FIG. 4.21. Method of making a corner in a two-wire balanced line to maintain equal wire lengths.

To minimize cross talk, various transposition techniques may be applied as in ordinary telephony.

It is difficult to place any specific limitations on tolerable cross coupling between circuits. One might believe that two parallel feeders en route to two different antennas are quite isolated if the power induced into the adjacent circuit is 40 decibels below that in the main circuit.

FIG. 4.22. Plan view of a two-wire balanced feeder, including a bend where feeder is turned 90 degrees to maintain equal-length wires.

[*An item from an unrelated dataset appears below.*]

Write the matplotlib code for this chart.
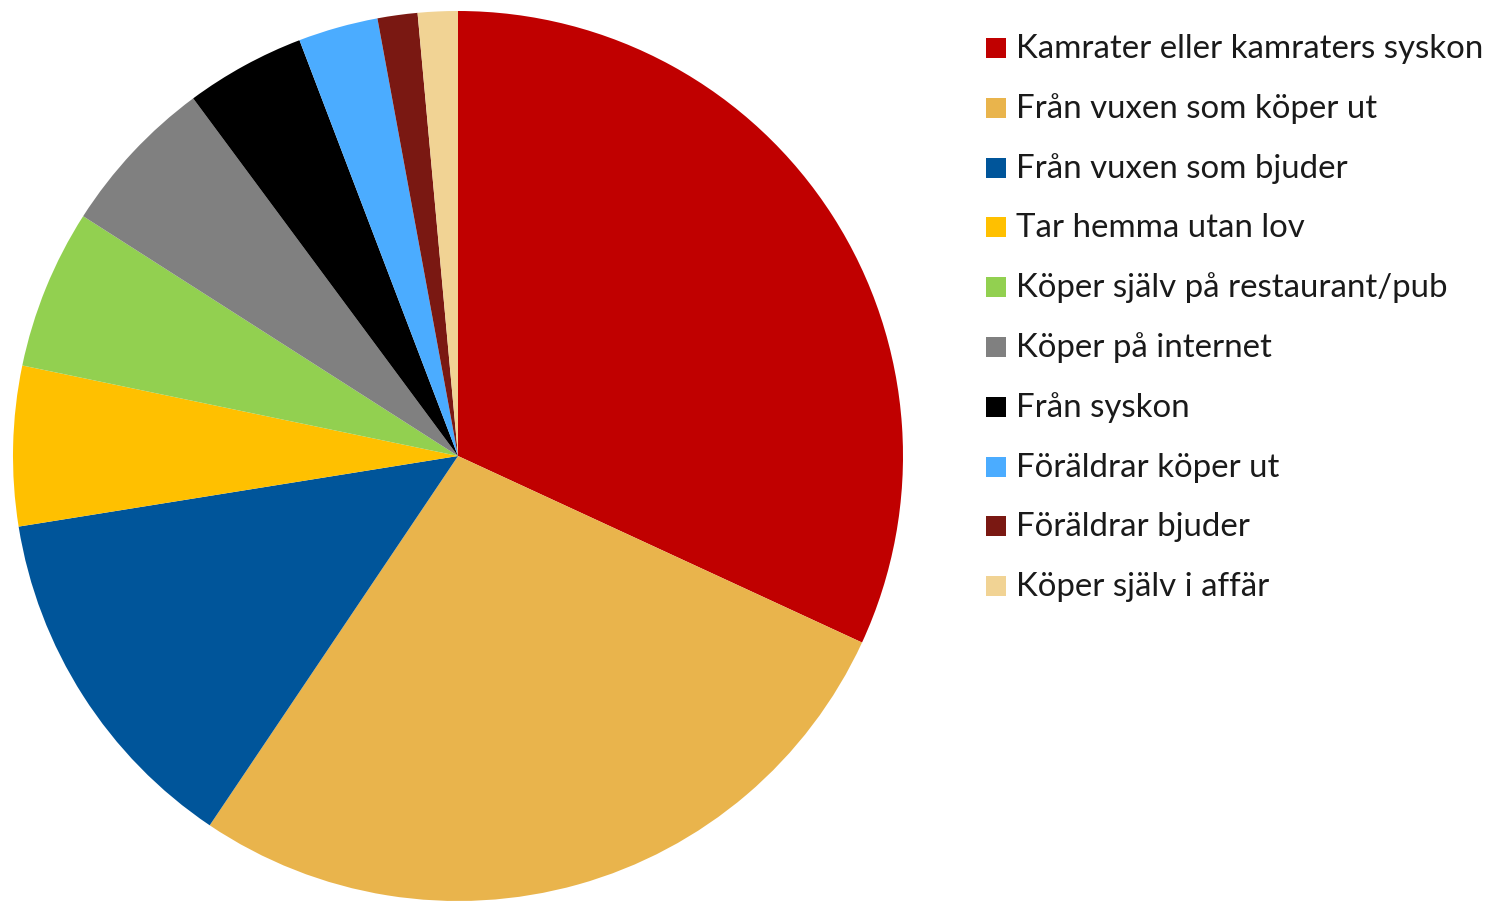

Yet if the antenna to which this cross talk is delivered has no selectivity to discriminate against this signal and radiates it with full antenna gain in some undesired direction, its effect can be undesirable and cause interference out of proportion to the actual power level. This sort of cross talk has not been studied much in the past, but if the most effective use of a crowded frequency spectrum is to be achieved in the future, far greater care will be needed to reduce cross talk between feeder and radiating systems. For the same reasons, directive antennas will require far greater suppression of radiations in undesired directions. Undoubtedly many existing feeder arrangements, if critically studied, would be found to have intolerable cross-talk ratios because of close proximity.